Higher processing time that lowers my translation productivity

Uncertainty of how long the project will take

Not being able to keep a TM of my own translations

The order of the questions was set up randomly to avoid the conditioning of answers. Respondents were forced to choose a different value for each question. Translators were asked to evaluate these drawbacks of working with online TM solutions from 1 (most important) to 5 (less important). See Figure 3.

LSP and software development companies should take action to respond to these concerns. Regarding ownership, we have already solved this in most of the desktop-based applications where translators can keep their own TM locally (for example, in the case of SDL Studio or memoQ). This issue mostly affects cloud-based-only interfaces. In any case, this is a concern that can easily be solved technically if there is an agreement on that.

But the most important issue according to freelance translators is still the quality of fuzzy matches received from other linguists working on the project.
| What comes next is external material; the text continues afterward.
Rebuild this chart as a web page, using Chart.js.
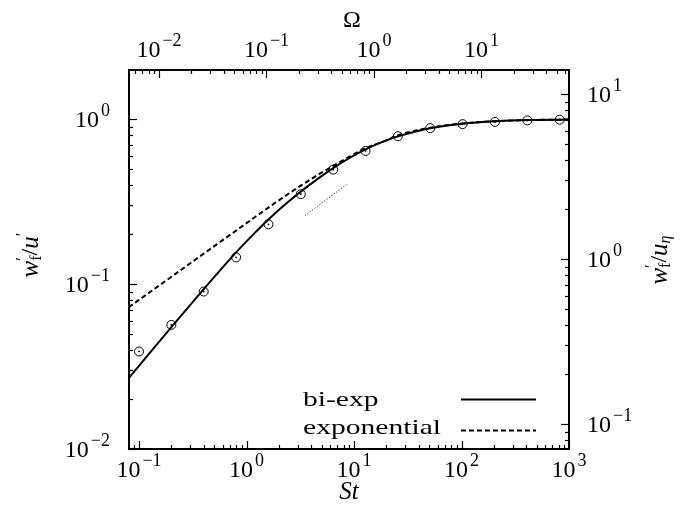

As a matter of fact, this is an issue even when freelancers accept discounts for fuzzies in a TM sent to them to work locally. Working with online TM sharing makes this problem bigger as the TM is fed in real time. If translators are being paid according to fuzzies and new words calculated as they translate, it is important that all segments introduced in the TM by linguists are final, so that when the other colleagues working on the same project find a fuzzy they can work with it. On the other hand, if translators translate a segment and then “sleep on it” before confirming the segment and introducing it into the TM, they may be preventing others from benefiting from their work, losing possible fuzzies and creating inconsistencies.

The rest of the aforementioned issues need the attention of LSPs, as their good handling of these matters will ensure successful projects and will guarantee talent retention. For example, LSPs should ensure good management of company IT resources and be aware of freelancers’ internet connections to avoid time-consuming delays that annoy the end users of the system, lowering their productivity in a way that can affect the final delivery date of the project.

In regard to the software companies offering this solution, the survey ratifies SDL Trados server solutions as the most used, with 24.06% of respondents reporting having participated in a project using this technology. MemoQ Server is the second most used solution with 15.09%, and XTM Cloud the third with 10.60%. Figure 4 shows the most popular commercial software.

Like other technical solutions providing faster deliveries with a higher guarantee of quality, online TM sharing is here to stay. Competition on the software development arena and the SaaS model will improve these types of solutions and make them more affordable, enabling smaller players to compete for high volume projects. LSPs and freelance translators will keep improving their capacities, adapting to the new challenges for the sake of satisfying the needs of their clients.